Repeat the lines below exactly as they appear, but leave out the images.
==================================================
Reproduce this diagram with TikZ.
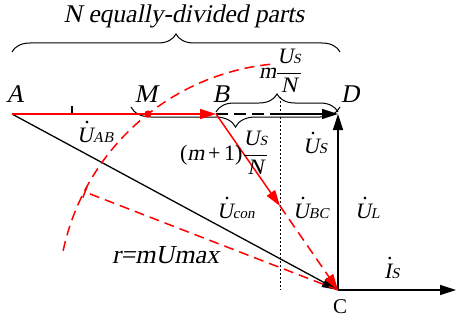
\documentclass[tikz,border=0pt]{standalone}
\usepackage{fontspec}
\setmainfont{Liberation Serif}
\newfontfamily\itf{Liberation Serif}[FakeSlant=0.2]
\usetikzlibrary{arrows.meta,decorations.pathreplacing,calc}
\newcommand\vd[2]{\leavevmode\setbox0\hbox{\itf #1}%
  \rlap{\hbox to\wd0{\hss\kern.2em\raisebox{\dimexpr\ht0+4pt\relax}{\rmfamily.}\hss}}\box0{\fontsize{15}{15}\selectfont\itf #2}}
\newcommand\usn{\displaystyle\frac{\mbox{\itf U{\fontsize{14}{14}\selectfont S}}}{\mbox{\itf N}}}
\begin{document}
\begin{tikzpicture}[x=1pt,y=-1pt,
  every node/.style={inner sep=0pt,outer sep=0pt},
  lab/.style={font=\fontsize{22}{26}\selectfont\itf,anchor=base west},
  big/.style={font=\fontsize{25.5}{30}\selectfont\itf,anchor=base},
  ln/.style={line width=1.3pt},
  rl/.style={line width=1.5pt,red},
  tip/.style={-{Triangle[length=16pt,width=10pt]}},
  rdash/.style={dash pattern=on 10pt off 6pt},
  brc/.style={decorate,line width=1pt,decoration={brace,amplitude=#1}},
]
\useasboundingbox (0,0) rectangle (457,321);
\coordinate (A) at (12,114);
\coordinate (T1) at (72,114);
\coordinate (T1u) at (72,106);
\coordinate (M) at (148,114);
\coordinate (B) at (216,114);
\coordinate (P) at (280,114);
\coordinate (D) at (338,114);
\coordinate (C) at (338,290);
\coordinate (E) at (456,290);
\coordinate (Q) at (280,206);
\coordinate (Pt) at (280,97);
\coordinate (Pb) at (280,290);
\coordinate (R) at (85,192);
\coordinate (S0) at (270.2,64.3);
% braces
\draw[brc=18pt] (12,52) -- (340,52);
\draw[brc=18pt] (216,112) -- (338,112);
\draw[brc=20pt,decoration={mirror}] (131,107) -- (340,107);
% black lines
\draw[ln] (T1u) -- (T1);
\draw[ln,tip] (A) -- (C);
\draw[ln,dash pattern=on 12pt off 6pt] (B) -- (P);
\draw[ln,tip] (P) -- (D);
\draw[line width=1pt,dash pattern=on 2pt off 2pt] (Pt) -- (Pb);
\draw[ln,tip] (C) -- (D);
\draw[ln,tip] (C) -- (E);
% red
\draw[rl,rdash] (S0) arc[start angle=-96,end angle=-168,radius=237];
\draw[rl,rdash] (C) -- (R);
\draw[rl] ($(R)!6pt!90:(C)$) -- ($(R)!6pt!-90:(C)$);
\draw[rl,tip] (A) -- (B);
\fill[red] (M) circle (3.6pt);
\draw[rl,tip] (B) -- (Q);
\draw[rl,rdash,tip] (Q) -- (C);
% labels
\node[big] (tN) at (184,23) {N equally-divided parts};
\node[big] (tA) at (15,102) {A};
\node[big] (tM) at (146,102) {M};
\node[big] (tB) at (221,102) {B};
\node[big] (tD) at (350,102) {D};
\node[lab] (tUAB) at (77,142) {\vd{U}{AB}};
\node[lab] (tUS) at (303,153) {\vd{U}{S}};
\node[lab] (tUcon) at (217,218) {\vd{U}{con}};
\node[lab] (tUBC) at (293,218) {\vd{U}{BC}};
\node[lab] (tUL) at (355,218) {\vd{U}{L}};
\node[lab] (tIS) at (384,278) {\vd{I}{S}};
\node[lab,font=\fontsize{26}{30}\selectfont\itf] (tr) at (112,263) {r=mUmax};
\node[anchor=base,font=\fontsize{21}{24}\selectfont] (tC) at (340,313) {C};
\node[lab,font=\fontsize{22}{26}\selectfont] (tmf) at (259,78) {$\mbox{\itf m}\usn$};
\node[lab,font=\fontsize{22}{26}\selectfont] (tm1) at (180,160) {$\mbox{(\itf m\rmfamily\,+\,1)}\usn$};
\end{tikzpicture}
\end{document}
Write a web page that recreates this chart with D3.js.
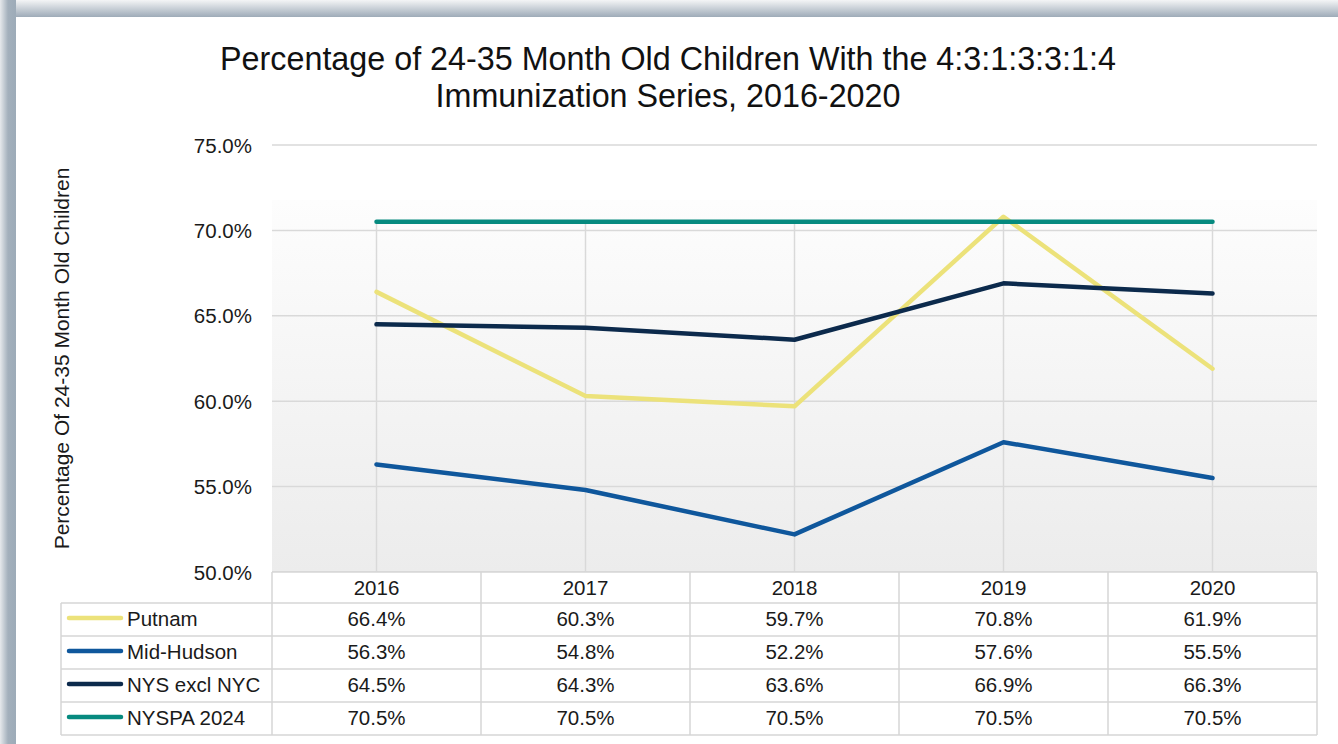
==================================================
Task response:
Reproduce this diagram with TikZ.
\documentclass[tikz,border=0pt]{standalone}
\usepackage{fontspec}
\setmainfont{Liberation Serif}
\newfontfamily\itf{Liberation Serif}[FakeSlant=0.2]
\usetikzlibrary{arrows.meta,decorations.pathreplacing,calc}
\newcommand\vd[2]{\leavevmode\setbox0\hbox{\itf #1}%
  \rlap{\hbox to\wd0{\hss\kern.2em\raisebox{\dimexpr\ht0+4pt\relax}{\rmfamily.}\hss}}\box0{\fontsize{15}{15}\selectfont\itf #2}}
\newcommand\usn{\displaystyle\frac{\mbox{\itf U{\fontsize{14}{14}\selectfont S}}}{\mbox{\itf N}}}
\begin{document}
\begin{tikzpicture}[x=1pt,y=-1pt,
  every node/.style={inner sep=0pt,outer sep=0pt},
  lab/.style={font=\fontsize{22}{26}\selectfont\itf,anchor=base west},
  big/.style={font=\fontsize{25.5}{30}\selectfont\itf,anchor=base},
  ln/.style={line width=1.3pt},
  rl/.style={line width=1.5pt,red},
  tip/.style={-{Triangle[length=16pt,width=10pt]}},
  rdash/.style={dash pattern=on 10pt off 6pt},
  brc/.style={decorate,line width=1pt,decoration={brace,amplitude=#1}},
]
\useasboundingbox (0,0) rectangle (457,321);
\coordinate (A) at (12,114);
\coordinate (T1) at (72,114);
\coordinate (T1u) at (72,106);
\coordinate (M) at (148,114);
\coordinate (B) at (216,114);
\coordinate (P) at (280,114);
\coordinate (D) at (338,114);
\coordinate (C) at (338,290);
\coordinate (E) at (456,290);
\coordinate (Q) at (280,206);
\coordinate (Pt) at (280,97);
\coordinate (Pb) at (280,290);
\coordinate (R) at (85,192);
\coordinate (S0) at (270.2,64.3);
% braces
\draw[brc=18pt] (12,52) -- (340,52);
\draw[brc=18pt] (216,112) -- (338,112);
\draw[brc=20pt,decoration={mirror}] (131,107) -- (340,107);
% black lines
\draw[ln] (T1u) -- (T1);
\draw[ln,tip] (A) -- (C);
\draw[ln,dash pattern=on 12pt off 6pt] (B) -- (P);
\draw[ln,tip] (P) -- (D);
\draw[line width=1pt,dash pattern=on 2pt off 2pt] (Pt) -- (Pb);
\draw[ln,tip] (C) -- (D);
\draw[ln,tip] (C) -- (E);
% red
\draw[rl,rdash] (S0) arc[start angle=-96,end angle=-168,radius=237];
\draw[rl,rdash] (C) -- (R);
\draw[rl] ($(R)!6pt!90:(C)$) -- ($(R)!6pt!-90:(C)$);
\draw[rl,tip] (A) -- (B);
\fill[red] (M) circle (3.6pt);
\draw[rl,tip] (B) -- (Q);
\draw[rl,rdash,tip] (Q) -- (C);
% labels
\node[big] (tN) at (184,23) {N equally-divided parts};
\node[big] (tA) at (15,102) {A};
\node[big] (tM) at (146,102) {M};
\node[big] (tB) at (221,102) {B};
\node[big] (tD) at (350,102) {D};
\node[lab] (tUAB) at (77,142) {\vd{U}{AB}};
\node[lab] (tUS) at (303,153) {\vd{U}{S}};
\node[lab] (tUcon) at (217,218) {\vd{U}{con}};
\node[lab] (tUBC) at (293,218) {\vd{U}{BC}};
\node[lab] (tUL) at (355,218) {\vd{U}{L}};
\node[lab] (tIS) at (384,278) {\vd{I}{S}};
\node[lab,font=\fontsize{26}{30}\selectfont\itf] (tr) at (112,263) {r=mUmax};
\node[anchor=base,font=\fontsize{21}{24}\selectfont] (tC) at (340,313) {C};
\node[lab,font=\fontsize{22}{26}\selectfont] (tmf) at (259,78) {$\mbox{\itf m}\usn$};
\node[lab,font=\fontsize{22}{26}\selectfont] (tm1) at (180,160) {$\mbox{(\itf m\rmfamily\,+\,1)}\usn$};
\end{tikzpicture}
\end{document}
Write a web page that recreates this chart with D3.js.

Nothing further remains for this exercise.